Neurologische Symptome (Stadium 2 und 3): Auf Grund der besseren Liquorgängigkeit von
Cephalosporinen gegenüber Doxycyclin werden Lyme-Borreliosen mit klar
nachgewiesenen neurologischen Manifestationen meist i.v. mit Ceftriaxon
behandelt. Penicillin G ist ebenso gut wirksam (8, 9). Eine Vergleichsstudie
zur oralen Doxycyclin-Therapie bei diesen Manifestationen gibt es nicht; auch
ist die Dauer der Therapie nicht geklärt. Zurzeit wird eine Therapiedauer bei
neurologischen Manifestationen der Lyme-Borreliose von 2-4 Wochen empfohlen.
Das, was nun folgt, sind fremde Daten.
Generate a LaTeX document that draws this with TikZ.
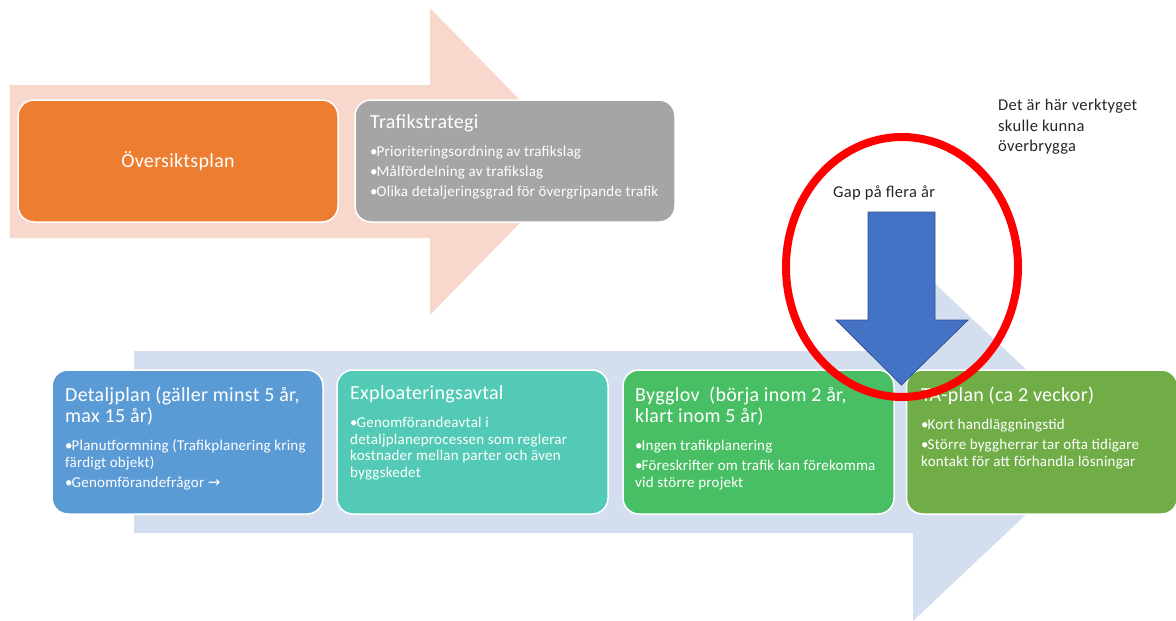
\documentclass[tikz,border=0pt]{standalone}
\usepackage{fontspec}
\usetikzlibrary{shapes.geometric}
\setmainfont{Carlito}
\newfontfamily\symf{DejaVu Sans}
\definecolor{salmon}{HTML}{F8D7CC}
\definecolor{paleblue}{HTML}{D3DEEF}
\definecolor{cOrange}{HTML}{ED7D31}
\definecolor{cGray}{HTML}{A5A5A5}
\definecolor{cBlue}{HTML}{5B9BD5}
\definecolor{cTeal}{HTML}{52CAB5}
\definecolor{cGreen}{HTML}{49BF65}
\definecolor{cLeaf}{HTML}{70AD47}
\definecolor{cArrow}{HTML}{4472C4}
\definecolor{cArrowEdge}{HTML}{2F528F}
\definecolor{cText}{HTML}{262626}
\newlength\bulw \setlength\bulw{6.5pt}
\newcommand\bitem{\par\hangindent=\bulw\hangafter=1\noindent\makebox[\bulw][l]{•}}
\newcommand\boxtxt[3]{\vtop{\hsize=#1\parindent=0pt\parskip=0pt\raggedright
  \fontsize{20}{21}\selectfont\addfontfeatures{LetterSpace=1.5}#2\par\vspace{8.5pt}%
  \fontsize{15}{16.5}\selectfont\addfontfeatures{LetterSpace=1.5}\parskip=3.5pt #3\par}}
\newcommand\plaintxt[2]{\vtop{\hsize=#1\parindent=0pt\raggedright #2\par}}
\tikzset{
  stagebox/.style={draw=white, line width=1.5pt, rounded corners=16pt, inner sep=0pt},
  boxlabel/.style={anchor=base west, inner sep=0pt, text=white},
  note/.style={anchor=base west, inner sep=0pt, text=cText, font=\fontsize{16.5}{20.5}\selectfont\addfontfeatures{LetterSpace=2}},
}
\begin{document}
\begin{tikzpicture}[x=1pt,y=-1pt]
\useasboundingbox (0,0) rectangle (1176,621);
% big background arrows
\fill[salmon] (9.6,85) -- (430,85) -- (430,8) -- (580,161.5) -- (430,315) -- (430,238) -- (9.6,238) -- cycle;
\fill[paleblue] (134,351) -- (913,351) -- (913,263) -- (1103,442) -- (913,621) -- (913,533) -- (134,533) -- cycle;
% stage boxes
\node[stagebox, fill=cOrange, minimum width=320pt, minimum height=122pt] (ovp) at (178,161) {};
\node[stagebox, fill=cGray, minimum width=320pt, minimum height=122pt] (tfs) at (515,161) {};
\node[stagebox, fill=cBlue, minimum width=271pt, minimum height=144pt] (dp) at (187.5,442) {};
\node[stagebox, fill=cTeal, minimum width=271pt, minimum height=144pt] (ea) at (472.5,442) {};
\node[stagebox, fill=cGreen, minimum width=271pt, minimum height=144pt] (bl) at (758.5,442) {};
\node[stagebox, fill=cLeaf, minimum width=271pt, minimum height=144pt] (ta) at (1042,442) {};
% texts
\node[text=white, font=\fontsize{20}{22}\selectfont\addfontfeatures{LetterSpace=1.5}] (ovpt) at (ovp) {Översiktsplan};
\node[boxlabel] (tfst) at (370,128) {\boxtxt{310pt}{Trafikstrategi}{%
  \bitem Prioriteringsordning av trafikslag
  \bitem Målfördelning av trafikslag
  \bitem Olika detaljeringsgrad för övergripande trafik}};
\node[boxlabel] (dpt) at (65,401) {\boxtxt{300pt}{Detaljplan (gäller minst 5 år,\\ max 15 år)}{%
  \bitem Planutformning (Trafikplanering kring\\ färdigt objekt)
  \bitem Genomförandefrågor {\symf\fontsize{15}{16.5}\selectfont →}}};
\node[boxlabel] (eat) at (350,399) {\boxtxt{300pt}{Exploateringsavtal}{%
  \bitem Genomförandeavtal i\\ detaljplaneprocessen som reglerar\\ kostnader mellan parter och även\\ byggskedet}};
\node[boxlabel] (blt) at (635,401) {\boxtxt{300pt}{Bygglov\ \ (börja inom 2 år,\\ klart inom 5 år)}{%
  \bitem Ingen trafikplanering
  \bitem Föreskrifter om trafik kan förekomma\\ vid större projekt}};
\node[boxlabel] (tat) at (921,401) {\boxtxt{300pt}{TA-plan (ca 2 veckor)}{%
  \bitem Kort handläggningstid
  \bitem Större byggherrar tar ofta tidigare\\ kontakt för att förhandla lösningar}};
% gap arrow
\draw[fill=cArrow, draw=cArrowEdge, line width=0.75pt]
  (868,212) -- (935,212) -- (935,320) -- (968,320) -- (901.5,385) -- (836,320) -- (868,320) -- cycle;
% red ellipse
\node[draw=red, line width=8pt, ellipse, minimum width=232pt, minimum height=260pt, inner sep=0pt] (ring) at (902,267) {};
% notes
\node[note] (gap) at (833,197) {Gap på flera år};
\node[note] (tool) at (998,110.7) {\plaintxt{180pt}{Det är här verktyget\\ skulle kunna\\ överbrygga}};
\end{tikzpicture}
\end{document}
Die Frage, wie und wie lange die seltene chronische progrediente
Enzephalomyelitis (Stadium 3) behandelt werden sollte, ist wegen der geringen
Fallzahlen und der deshalb fehlenden Therapiestudien unbeantwortet. Die
Expertenmeinungen gehen zurzeit dahin, diese Erkrankung ähnlich wie die anderen
neurologischen Manifestationen der Lyme-Borreliose zu therapieren; man tendiert
eher zu einer längeren Behandlungsdauer von drei Wochen mit Ceftriaxon oder
Penicillin i.v.
Lyme-Arthritis Stadium 3: Bei chronischer Lyme-Arthritis bzw. Akrodermatitis
chronica atrophicans wird eine orale Doxycyclin-Behandlung empfohlen. Die
Therapiedauer ist nicht geklärt. Zurzeit wird meist empfohlen, zweimal 100 mg
Doxycyclin/d für 30 Tage zu geben. Eine i.v. Cephalosporin-Therapie ist bei dieser
Manifestation nicht besser, aber teurer und sollte daher auf Patienten mit
Unverträglichkeit von Doxycyclin beschränkt bleiben (10).
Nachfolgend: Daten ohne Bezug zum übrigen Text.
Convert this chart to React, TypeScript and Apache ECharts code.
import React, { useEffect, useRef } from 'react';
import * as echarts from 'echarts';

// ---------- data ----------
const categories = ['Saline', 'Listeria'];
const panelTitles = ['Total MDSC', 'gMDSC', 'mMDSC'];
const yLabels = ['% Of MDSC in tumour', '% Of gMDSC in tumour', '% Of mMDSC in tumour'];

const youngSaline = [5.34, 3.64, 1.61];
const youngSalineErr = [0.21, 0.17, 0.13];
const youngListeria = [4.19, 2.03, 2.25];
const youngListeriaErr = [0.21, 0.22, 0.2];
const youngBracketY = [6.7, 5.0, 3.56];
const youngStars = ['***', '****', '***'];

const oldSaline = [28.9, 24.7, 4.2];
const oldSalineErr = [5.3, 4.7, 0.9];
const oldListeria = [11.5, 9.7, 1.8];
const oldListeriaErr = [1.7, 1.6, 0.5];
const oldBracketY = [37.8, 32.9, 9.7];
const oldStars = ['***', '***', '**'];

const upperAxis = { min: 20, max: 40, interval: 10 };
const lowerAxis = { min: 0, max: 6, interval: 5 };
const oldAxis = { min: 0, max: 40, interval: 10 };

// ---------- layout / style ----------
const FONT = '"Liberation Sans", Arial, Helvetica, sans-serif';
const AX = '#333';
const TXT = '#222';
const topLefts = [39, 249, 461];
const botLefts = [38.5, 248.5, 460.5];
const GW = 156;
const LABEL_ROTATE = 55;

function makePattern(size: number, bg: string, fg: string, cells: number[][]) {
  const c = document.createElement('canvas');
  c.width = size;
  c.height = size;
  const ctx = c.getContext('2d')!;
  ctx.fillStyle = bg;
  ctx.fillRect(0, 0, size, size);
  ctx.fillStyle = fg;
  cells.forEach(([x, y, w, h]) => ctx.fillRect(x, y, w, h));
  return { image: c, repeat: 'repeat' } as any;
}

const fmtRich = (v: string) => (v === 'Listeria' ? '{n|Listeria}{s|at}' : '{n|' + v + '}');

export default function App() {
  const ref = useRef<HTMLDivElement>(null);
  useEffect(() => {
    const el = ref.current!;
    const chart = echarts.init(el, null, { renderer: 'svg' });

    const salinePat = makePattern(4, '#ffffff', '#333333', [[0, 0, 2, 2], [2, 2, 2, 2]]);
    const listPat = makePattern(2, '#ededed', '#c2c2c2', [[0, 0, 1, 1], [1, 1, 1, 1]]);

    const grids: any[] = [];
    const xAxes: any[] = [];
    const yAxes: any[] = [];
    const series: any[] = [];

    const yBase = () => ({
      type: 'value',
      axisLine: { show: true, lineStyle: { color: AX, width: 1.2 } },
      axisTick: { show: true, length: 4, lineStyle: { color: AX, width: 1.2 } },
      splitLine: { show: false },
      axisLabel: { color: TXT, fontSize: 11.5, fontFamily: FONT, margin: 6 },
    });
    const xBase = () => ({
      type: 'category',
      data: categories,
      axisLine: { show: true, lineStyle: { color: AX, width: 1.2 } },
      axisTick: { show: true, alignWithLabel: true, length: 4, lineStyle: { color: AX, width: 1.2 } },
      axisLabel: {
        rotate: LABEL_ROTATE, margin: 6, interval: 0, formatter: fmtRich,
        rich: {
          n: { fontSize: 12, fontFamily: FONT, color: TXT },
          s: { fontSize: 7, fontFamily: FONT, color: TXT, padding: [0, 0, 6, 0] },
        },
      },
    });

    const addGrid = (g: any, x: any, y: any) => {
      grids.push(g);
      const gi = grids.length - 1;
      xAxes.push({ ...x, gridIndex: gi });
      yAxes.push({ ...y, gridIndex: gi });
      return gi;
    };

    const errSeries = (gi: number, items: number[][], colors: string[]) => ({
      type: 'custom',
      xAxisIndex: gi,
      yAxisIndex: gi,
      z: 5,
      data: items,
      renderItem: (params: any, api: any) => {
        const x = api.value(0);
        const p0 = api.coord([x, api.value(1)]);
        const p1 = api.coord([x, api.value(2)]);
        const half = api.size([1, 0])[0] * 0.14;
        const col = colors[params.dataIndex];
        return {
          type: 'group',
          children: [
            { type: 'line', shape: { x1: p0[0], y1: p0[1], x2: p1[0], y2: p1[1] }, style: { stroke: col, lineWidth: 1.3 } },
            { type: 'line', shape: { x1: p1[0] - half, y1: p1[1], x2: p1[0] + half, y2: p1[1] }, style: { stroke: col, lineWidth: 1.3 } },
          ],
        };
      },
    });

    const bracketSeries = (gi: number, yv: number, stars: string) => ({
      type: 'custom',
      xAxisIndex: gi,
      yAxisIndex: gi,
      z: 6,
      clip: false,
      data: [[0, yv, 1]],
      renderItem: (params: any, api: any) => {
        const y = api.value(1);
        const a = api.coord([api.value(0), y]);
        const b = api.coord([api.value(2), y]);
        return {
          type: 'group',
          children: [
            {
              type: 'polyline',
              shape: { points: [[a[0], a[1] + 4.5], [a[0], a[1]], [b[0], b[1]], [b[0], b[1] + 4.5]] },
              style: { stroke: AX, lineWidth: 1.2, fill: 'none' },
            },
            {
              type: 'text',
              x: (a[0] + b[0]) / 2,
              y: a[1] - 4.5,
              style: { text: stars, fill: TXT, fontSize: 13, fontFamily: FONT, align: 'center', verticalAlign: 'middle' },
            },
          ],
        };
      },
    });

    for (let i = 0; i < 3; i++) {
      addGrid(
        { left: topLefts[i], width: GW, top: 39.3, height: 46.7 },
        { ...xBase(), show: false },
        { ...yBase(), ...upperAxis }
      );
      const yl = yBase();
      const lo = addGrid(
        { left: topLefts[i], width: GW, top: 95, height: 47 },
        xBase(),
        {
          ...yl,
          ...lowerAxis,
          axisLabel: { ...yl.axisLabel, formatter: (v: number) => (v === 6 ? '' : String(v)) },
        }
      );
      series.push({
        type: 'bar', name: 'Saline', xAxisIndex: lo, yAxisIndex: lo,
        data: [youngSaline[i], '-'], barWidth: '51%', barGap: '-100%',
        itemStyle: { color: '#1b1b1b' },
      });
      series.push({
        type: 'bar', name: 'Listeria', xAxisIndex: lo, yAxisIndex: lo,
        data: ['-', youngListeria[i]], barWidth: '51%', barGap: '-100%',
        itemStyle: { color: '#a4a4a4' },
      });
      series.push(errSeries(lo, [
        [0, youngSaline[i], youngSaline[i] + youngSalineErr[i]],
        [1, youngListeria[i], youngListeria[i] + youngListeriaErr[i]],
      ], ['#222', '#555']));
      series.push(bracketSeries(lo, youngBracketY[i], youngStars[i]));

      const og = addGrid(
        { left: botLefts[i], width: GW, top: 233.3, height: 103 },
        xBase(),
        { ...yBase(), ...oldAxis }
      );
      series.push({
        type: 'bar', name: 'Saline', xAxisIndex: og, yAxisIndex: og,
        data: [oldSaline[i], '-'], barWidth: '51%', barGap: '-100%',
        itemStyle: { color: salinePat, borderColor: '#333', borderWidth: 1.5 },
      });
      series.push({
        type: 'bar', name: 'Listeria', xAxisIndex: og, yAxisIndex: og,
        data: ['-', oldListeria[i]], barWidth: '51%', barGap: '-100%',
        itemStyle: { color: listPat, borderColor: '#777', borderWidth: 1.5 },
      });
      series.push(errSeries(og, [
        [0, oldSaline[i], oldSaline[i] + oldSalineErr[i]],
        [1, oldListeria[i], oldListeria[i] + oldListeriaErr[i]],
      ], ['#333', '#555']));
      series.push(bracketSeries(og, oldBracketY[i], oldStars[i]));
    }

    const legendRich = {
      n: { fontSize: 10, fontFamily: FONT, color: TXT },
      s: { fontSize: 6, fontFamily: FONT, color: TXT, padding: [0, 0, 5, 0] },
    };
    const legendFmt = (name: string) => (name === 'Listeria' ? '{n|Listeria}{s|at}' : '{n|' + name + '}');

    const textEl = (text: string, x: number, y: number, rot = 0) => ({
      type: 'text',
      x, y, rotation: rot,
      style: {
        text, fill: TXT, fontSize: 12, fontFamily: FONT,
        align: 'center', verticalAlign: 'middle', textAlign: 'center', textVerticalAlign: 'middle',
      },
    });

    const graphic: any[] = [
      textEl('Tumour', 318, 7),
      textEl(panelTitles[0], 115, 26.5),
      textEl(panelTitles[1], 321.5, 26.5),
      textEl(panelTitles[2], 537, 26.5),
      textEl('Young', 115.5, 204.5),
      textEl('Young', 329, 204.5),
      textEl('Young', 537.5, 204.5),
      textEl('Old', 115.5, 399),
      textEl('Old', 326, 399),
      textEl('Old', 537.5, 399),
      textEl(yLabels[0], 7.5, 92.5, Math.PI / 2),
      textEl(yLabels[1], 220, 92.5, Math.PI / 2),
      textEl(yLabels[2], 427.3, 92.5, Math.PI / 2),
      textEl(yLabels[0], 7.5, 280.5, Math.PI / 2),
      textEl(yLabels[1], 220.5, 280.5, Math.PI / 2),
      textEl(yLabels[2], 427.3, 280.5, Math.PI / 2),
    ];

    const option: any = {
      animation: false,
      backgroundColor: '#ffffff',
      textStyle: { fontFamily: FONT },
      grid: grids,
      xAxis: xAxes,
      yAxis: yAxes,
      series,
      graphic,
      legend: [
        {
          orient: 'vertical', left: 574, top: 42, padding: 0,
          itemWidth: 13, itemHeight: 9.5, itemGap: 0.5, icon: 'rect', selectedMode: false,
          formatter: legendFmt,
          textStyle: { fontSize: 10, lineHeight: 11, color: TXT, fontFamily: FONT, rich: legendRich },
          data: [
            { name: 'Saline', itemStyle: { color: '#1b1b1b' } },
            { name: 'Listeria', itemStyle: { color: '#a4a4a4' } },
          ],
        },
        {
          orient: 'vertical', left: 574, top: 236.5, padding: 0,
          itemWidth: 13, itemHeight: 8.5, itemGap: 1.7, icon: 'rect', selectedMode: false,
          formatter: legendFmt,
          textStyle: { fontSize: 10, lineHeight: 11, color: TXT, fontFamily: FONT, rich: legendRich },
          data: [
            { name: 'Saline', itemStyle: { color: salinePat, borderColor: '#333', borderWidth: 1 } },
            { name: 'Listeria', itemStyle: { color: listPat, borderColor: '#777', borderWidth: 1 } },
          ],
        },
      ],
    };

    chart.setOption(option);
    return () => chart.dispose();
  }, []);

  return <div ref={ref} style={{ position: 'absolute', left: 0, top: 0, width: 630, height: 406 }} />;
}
Post-Lyme-Borreliose-Syndrom: Trotz adäquater Therapie haben einige Patienten
längerdauernde, meist diffuse Beschwerden, wie Schmerzen und Müdigkeit (Chronic
fatigue syndrome). Solche Patienten treten häufig mit dem Wunsch einer erneuten
Antibiotikatherapie an den Arzt heran. Mehrere sorgfältig durchgeführte Studien
haben jedoch gezeigt, dass diese Therapie nicht sinnvoll ist. In einer größeren
Studie wurden diese Symptome in einer Gruppe von Patienten, die eine
Lyme-Borreliose durchgemacht hatten, und in einer altersgleichen Gruppe, die
noch nie an einer Lyme-Borreliose erkrankt war, untersucht. Hierbei ergab sich
kein Unterschied zwischen den beiden Gruppen (11). Das bedeutet, dass die
Symptome unabhängig von der durchgemachten Lyme-Borreliose waren.
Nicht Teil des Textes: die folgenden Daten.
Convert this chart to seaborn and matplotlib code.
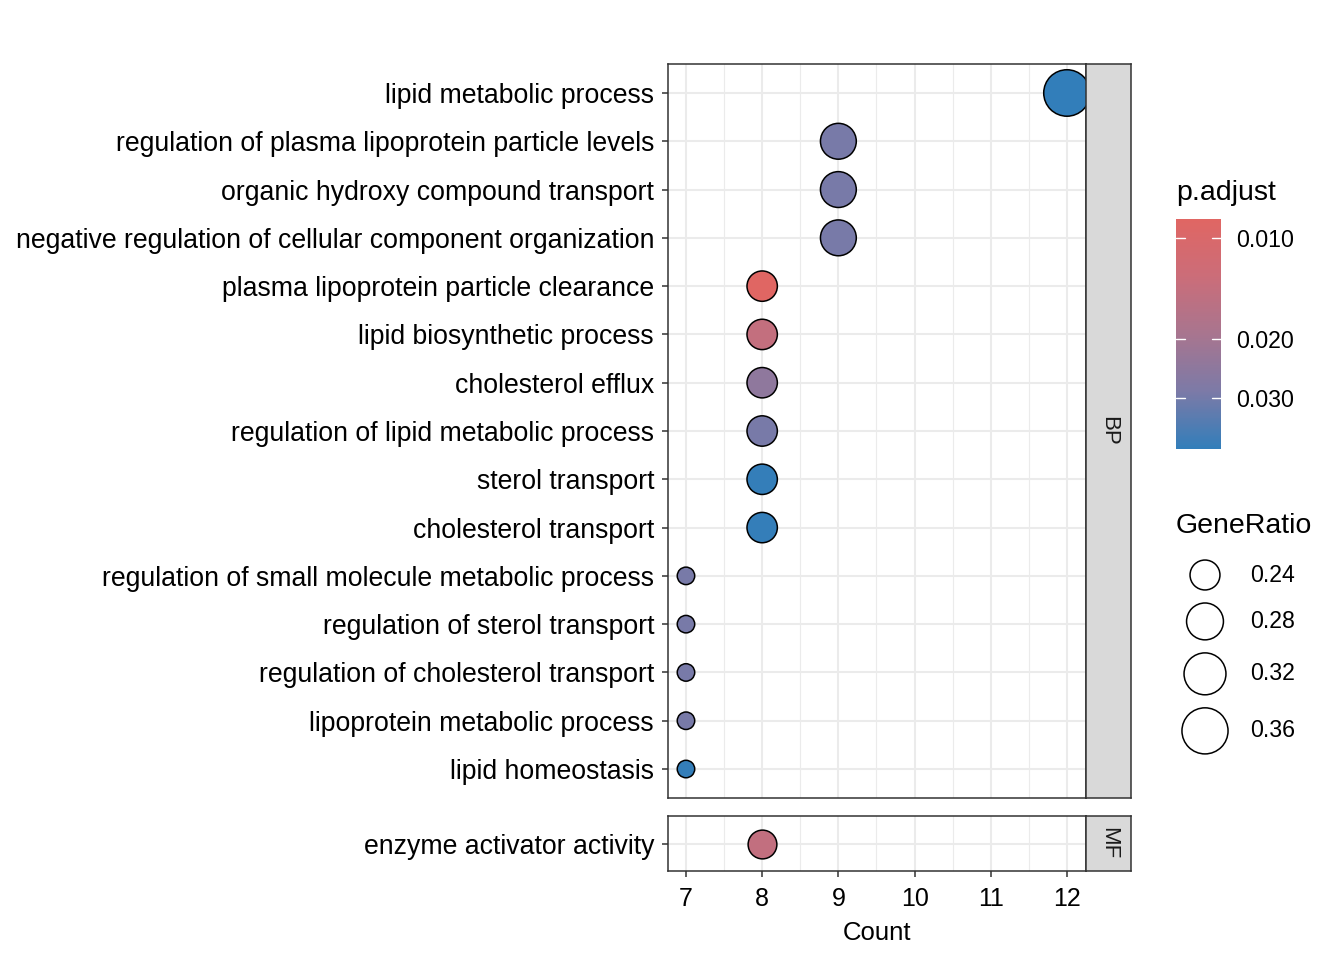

Eine weitere Studie zu dieser
problematischen Patientengruppe hat gezeigt, dass eine i.v. Gabe von Ceftriaxon
über 30 Tage, gefolgt von einer 60-tägigen Doxycyclin-Behandlung im Vergleich
zu einer Plazebo-Gruppe die Symptome nicht besserte (12). Zum gleichen Resultat
kam eine Studie, die die kognitive Funktion bei Patienten mit
Post-Lyme-Borreliose-Syndrom untersucht hat. Auch hier profitierten die
Patienten nicht von einer zweiten, langdauernden antibiotischen Behandlung
(Ceftriaxon i.v. über 30 Tage, gefolgt von einer 60-tägigen
Doxycyclin-Behandlung im Vergleich zu einer Plazebo-Therapie; 13). Die
wirkungslose Langzeit-Antibiose hat bei solchen Patienten jedoch teilweise zu
schweren Nebenwirkungen (14) bis hin zu Todesfällen geführt (15).